The dragons include everything from a person's ignorance about how to act meaningfully on climate change, to political or religious ideologies that change how someone feels about the topic.
However, Gifford says, generally, he sees two issues serving as the most critical roadblocks. The first is what he calls "conflicting goals and aspirations."
"That is, 'I've got other things to do. Yes [climate change is] important but I have to … 'fill in the blank,'" Gifford says.
Essentially, we prioritize our current comfort and personal goals above our collective good.
"Unfortunately, most of us still want more, more, more. More clothes, more food, more house, more car, more whatever," Gifford says. "And that adds up to more carbon going into the atmosphere indirectly."
The other significant obstacle we face is the perception that we lack control, he says.

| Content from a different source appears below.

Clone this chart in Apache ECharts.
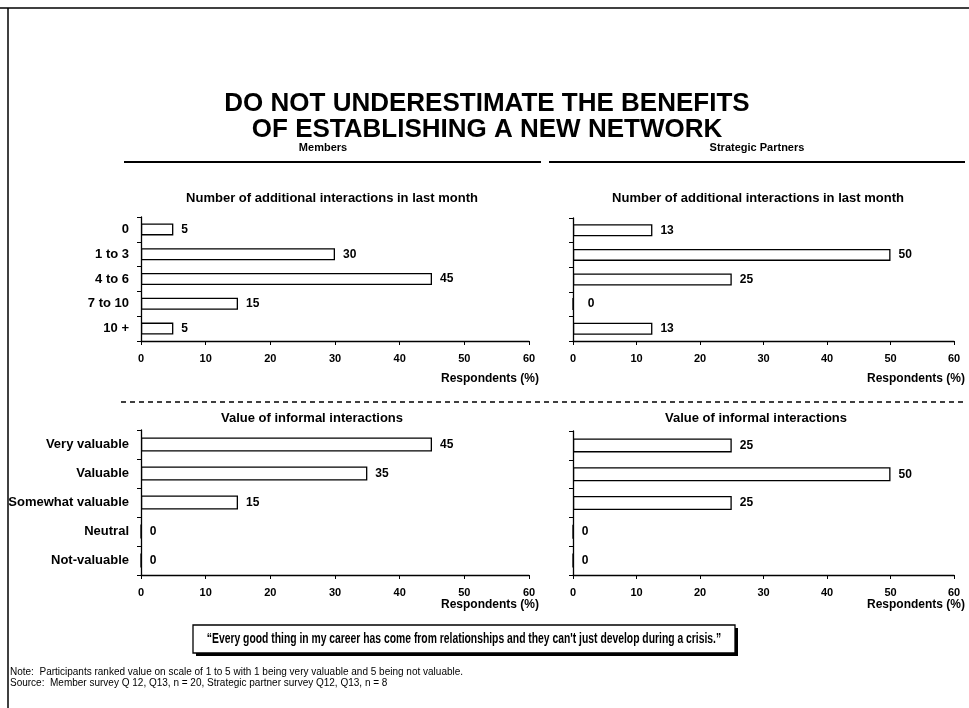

This typically results in removing the responsibility to act from the shoulders of the individual and placing the onus on governments or industry to make all the changes.
We prioritize where we spend money, how we vote, how we conduct ourselves, Gifford explains, ridding ourselves of all responsibility is a problem.
Oil and gas economies
In Alberta, especially, you often hear people deflecting calls to climate action because, well, we all use fossil fuels. Stoknes understands very well how these conversations play out in oil and gas country.

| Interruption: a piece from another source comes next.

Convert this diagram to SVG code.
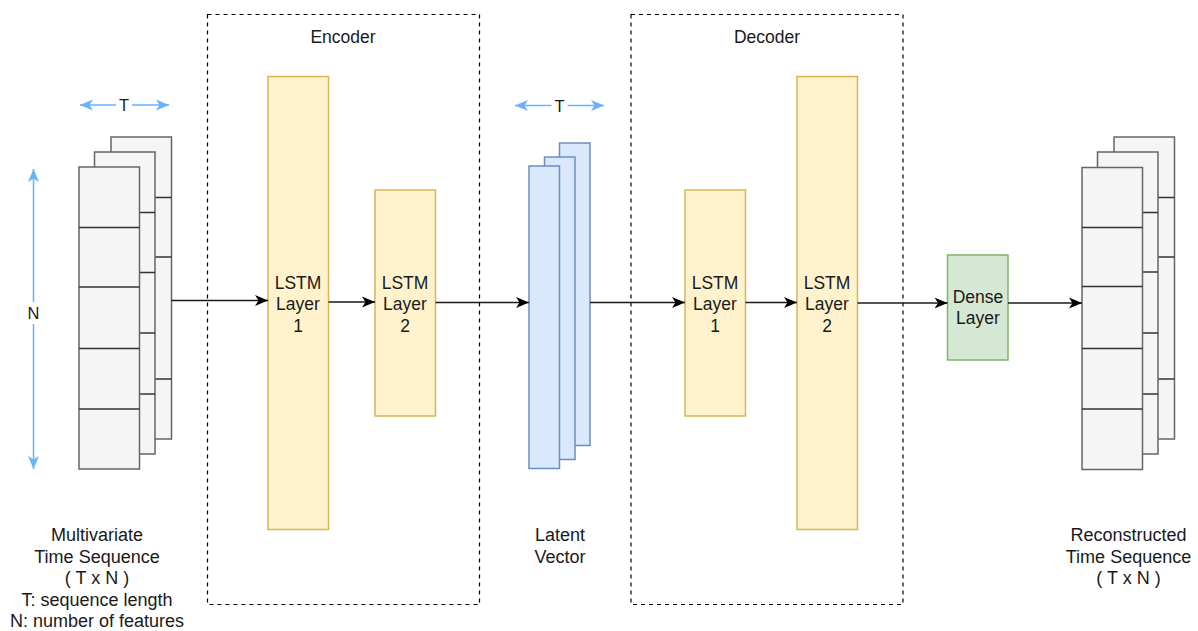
<svg xmlns="http://www.w3.org/2000/svg" width="1198" height="631" viewBox="0 0 1198 631">
<style>
text{font-family:"Liberation Sans",Arial,Helvetica,sans-serif;font-size:17.5px;fill:#1a1a1a;text-anchor:middle}
.cap{font-size:18px}
.dimt{font-size:16.5px}
.seq{fill:#f5f5f5;stroke:#666666;stroke-width:1.5}
.cell{stroke:#333333;stroke-width:1.5}
.lstm{fill:#fff2cc;stroke:#d6b656;stroke-width:1.5}
.lat{fill:#dae8fc;stroke:#6c8ebf;stroke-width:1.5}
.dense{fill:#d5e8d4;stroke:#82b366;stroke-width:1.5}
.frame{fill:none;stroke:#000;stroke-width:1.2;stroke-dasharray:4 4}
.conn{stroke:#1a1a1a;stroke-width:1.3;fill:none}
.dim{stroke:#66b2ff;stroke-width:1.5;fill:none}
.lbl{fill:#ffffff}
</style>
<defs>
<marker id="arr" markerUnits="userSpaceOnUse" markerWidth="14" markerHeight="12" viewBox="0 -6 14 12" refX="13" refY="0" orient="auto">
<path d="M0,-5.5 L13,0 L0,5.5 L3.5,0 Z" fill="#000"/>
</marker>
<marker id="barr" markerUnits="userSpaceOnUse" markerWidth="14" markerHeight="12" viewBox="0 -6 14 12" refX="13" refY="0" orient="auto-start-reverse">
<path d="M0,-5.5 L13,0 L0,5.5 L3.5,0 Z" fill="#66b2ff"/>
</marker>
</defs>
<rect width="1198" height="631" fill="#ffffff"/>

<g id="encoder">
<rect class="frame" x="207.5" y="14.5" width="272" height="590"/>
<text x="343" y="43">Encoder</text>
</g>
<g id="decoder">
<rect class="frame" x="631" y="14.5" width="272" height="590"/>
<text x="767" y="43">Decoder</text>
</g>

<g id="input-seq">
<rect class="seq" x="111" y="137" width="60.5" height="302"/>
<line class="cell" x1="111" y1="197.5" x2="171.5" y2="197.5"/>
<line class="cell" x1="111" y1="257" x2="171.5" y2="257"/>
<line class="cell" x1="111" y1="379" x2="171.5" y2="379"/>
<rect class="seq" x="94.5" y="152" width="60.5" height="302"/>
<line class="cell" x1="94.5" y1="212.5" x2="155" y2="212.5"/>
<line class="cell" x1="94.5" y1="272.5" x2="155" y2="272.5"/>
<line class="cell" x1="94.5" y1="333" x2="155" y2="333"/>
<line class="cell" x1="94.5" y1="394" x2="155" y2="394"/>
<rect class="seq" x="79" y="167" width="60.5" height="302"/>
<line class="cell" x1="79" y1="227.5" x2="139.5" y2="227.5"/>
<line class="cell" x1="79" y1="287" x2="139.5" y2="287"/>
<line class="cell" x1="79" y1="348.5" x2="139.5" y2="348.5"/>
<line class="cell" x1="79" y1="409" x2="139.5" y2="409"/>
</g>
<g id="input-T">
<line class="dim" x1="80" y1="105" x2="169" y2="105" marker-start="url(#barr)" marker-end="url(#barr)"/>
<rect class="lbl" x="116" y="95" width="16" height="20"/>
<text class="dimt" x="124" y="111">T</text>
</g>
<g id="input-N">
<line class="dim" x1="33.5" y1="169" x2="33.5" y2="469" marker-start="url(#barr)" marker-end="url(#barr)"/>
<rect class="lbl" x="24" y="302" width="19" height="22"/>
<text class="dimt" x="33.5" y="319">N</text>
</g>
<g id="input-label">
<text class="cap" x="97" y="541">Multivariate</text>
<text class="cap" x="97" y="562.5">Time Sequence</text>
<text class="cap" x="97" y="584">( T x N )</text>
<text class="cap" x="97" y="605.5">T: sequence length</text>
<text class="cap" x="97" y="627">N: number of features</text>
</g>

<g id="enc-lstm1">
<rect class="lstm" x="268" y="76.5" width="60.5" height="453"/>
<text x="298" y="289">LSTM</text>
<text x="298" y="310">Layer</text>
<text x="298" y="331.5">1</text>
</g>
<g id="enc-lstm2">
<rect class="lstm" x="375" y="190" width="60.5" height="226"/>
<text x="405" y="289">LSTM</text>
<text x="405" y="310">Layer</text>
<text x="405" y="331.5">2</text>
</g>

<g id="latent">
<rect class="lat" x="559.5" y="143" width="30.5" height="302.5"/>
<rect class="lat" x="544.5" y="157" width="30.5" height="302.5"/>
<rect class="lat" x="529" y="166" width="30.5" height="302.5"/>
</g>
<g id="latent-T">
<line class="dim" x1="515" y1="105.5" x2="604" y2="105.5" marker-start="url(#barr)" marker-end="url(#barr)"/>
<rect class="lbl" x="551.5" y="95.5" width="16" height="20"/>
<text class="dimt" x="559.5" y="111.5">T</text>
</g>
<g id="latent-label">
<text class="cap" x="560" y="541">Latent</text>
<text class="cap" x="560" y="562.5">Vector</text>
</g>

<g id="dec-lstm1">
<rect class="lstm" x="685" y="190" width="60.5" height="226"/>
<text x="715" y="289">LSTM</text>
<text x="715" y="310">Layer</text>
<text x="715" y="331.5">1</text>
</g>
<g id="dec-lstm2">
<rect class="lstm" x="797" y="76.5" width="60.5" height="453"/>
<text x="827" y="289">LSTM</text>
<text x="827" y="310">Layer</text>
<text x="827" y="331.5">2</text>
</g>

<g id="dense">
<rect class="dense" x="947.5" y="255" width="60.5" height="105"/>
<text x="978" y="302.5">Dense</text>
<text x="978" y="324">Layer</text>
</g>

<g id="output-seq">
<rect class="seq" x="1114" y="137" width="60.5" height="302"/>
<line class="cell" x1="1114" y1="197.5" x2="1174.5" y2="197.5"/>
<line class="cell" x1="1114" y1="257" x2="1174.5" y2="257"/>
<line class="cell" x1="1114" y1="379" x2="1174.5" y2="379"/>
<rect class="seq" x="1097.5" y="152" width="60.5" height="302"/>
<line class="cell" x1="1097.5" y1="212.5" x2="1158" y2="212.5"/>
<line class="cell" x1="1097.5" y1="272" x2="1158" y2="272"/>
<line class="cell" x1="1097.5" y1="333" x2="1158" y2="333"/>
<line class="cell" x1="1097.5" y1="394" x2="1158" y2="394"/>
<rect class="seq" x="1082" y="167.5" width="60.5" height="302"/>
<line class="cell" x1="1082" y1="227.5" x2="1142.5" y2="227.5"/>
<line class="cell" x1="1082" y1="286.5" x2="1142.5" y2="286.5"/>
<line class="cell" x1="1082" y1="348.5" x2="1142.5" y2="348.5"/>
<line class="cell" x1="1082" y1="409" x2="1142.5" y2="409"/>
</g>
<g id="output-label">
<text class="cap" x="1128.5" y="541">Reconstructed</text>
<text class="cap" x="1128.5" y="562.5">Time Sequence</text>
<text class="cap" x="1128.5" y="584">( T x N )</text>
</g>

<g id="connectors">
<line class="conn" x1="171.5" y1="300.5" x2="268" y2="300.5" marker-end="url(#arr)"/>
<line class="conn" x1="328.5" y1="302" x2="375" y2="302" marker-end="url(#arr)"/>
<line class="conn" x1="435.5" y1="302.5" x2="529" y2="302.5" marker-end="url(#arr)"/>
<line class="conn" x1="590" y1="302.5" x2="685" y2="302.5" marker-end="url(#arr)"/>
<line class="conn" x1="745.5" y1="302.5" x2="797" y2="302.5" marker-end="url(#arr)"/>
<line class="conn" x1="857.5" y1="303" x2="947.5" y2="303" marker-end="url(#arr)"/>
<line class="conn" x1="1008" y1="303" x2="1082" y2="303" marker-end="url(#arr)"/>
</g>
</svg>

After all, Stoknes studies this subject from Norway, which — much like Alberta — has an economy heavily reliant on oil and gas. Upon hearing about the conversations going on in Alberta right now surrounding climate change, he sighs, chuckles and says, "Ah, how predictable."
"If your professional self-esteem is connected to producing this energy," Stoknes says, "you feel that your company and yourself are doing important work."
"If I built that kind of professional job identity into my self-concept — my image of myself — then when I hear people striking [and] damning oil and damning the petroleum industry, then I would feel it as a personal attack. It's no longer about climate science. It's no longer about how we can transition in a constructive way. No, it's an attack on me. On who I am."
That starts to bring up a need to defend oneself, Stoknes explains.
In psychology this phenomenon is known as "identity protective cognition." It involves the individual putting up defences to protect their values and sense of self and dismissing any complaints of those who are criticizing, Stoknes explains.
"This is where the climate discussion usually goes very badly. When you start to trigger people's sense of self, when their identity comes under attack."
Think about the caravan of trucks that showed up at the Alberta Legislature to protest Greta Thunberg's speech on the steps of the building last fall. Stoknes says it might seem bizarre, but it is all very predictable.
Moving from this identity protection mode, people who are like-minded then begin to insulate themselves, implicitly agreeing among themselves not to discuss climate change, or, if it comes up, discuss it only through means of ridicule. It's a return to the "us" versus "them" dynamic.
There's no one tool to solve denial, or to solve identity issues, Stoknes says. But the messages about climate change are generally better received from someone who is perceived to be from the "us" group. If a trusted individual speaks up, it will likely help more than anything else, he suggests.
A reason to be hopeful?
Gifford says that, like Kahneman, he, too, has days where he doubts climate change is a problem that can be overcome before the impacts become catastrophic. But on other days, he sees hope.
The Yale Program on Climate Change Communication has been tracking American attitudes toward the subject for years, and the number of people who trust the science and are worried about the problem continues to grow.
Gifford says he hopes individuals push now to shift societal social norms. The same way Canadians moved the needle on the social acceptability of smoking, we must now apply to climate action. The difference is that climate change is a time-constrained issue.
"We're going to have to do this a lot faster," Gifford says.
Stoknes says denial about climate change is so difficult to overcome because of how genuinely uncomfortable it is to live with the realities of the science.
"If you have children, for instance, when they grow old, they will be living in a world that sees consistent weather that hasn't been seen over the last three to four million years," Stoknes says.
"Knowing that my child will grow up in that environment is very uncomfortable knowledge. So we might even need some denial to be able to function well."
Stoknes says that hope exists if we learn to revisit that uncomfortable knowledge — and weave it into our lives, our decisions and our behaviours. Breaking down the wall between that knowledge and the rational part of our brains is integral to success in lessening the impacts of climate change.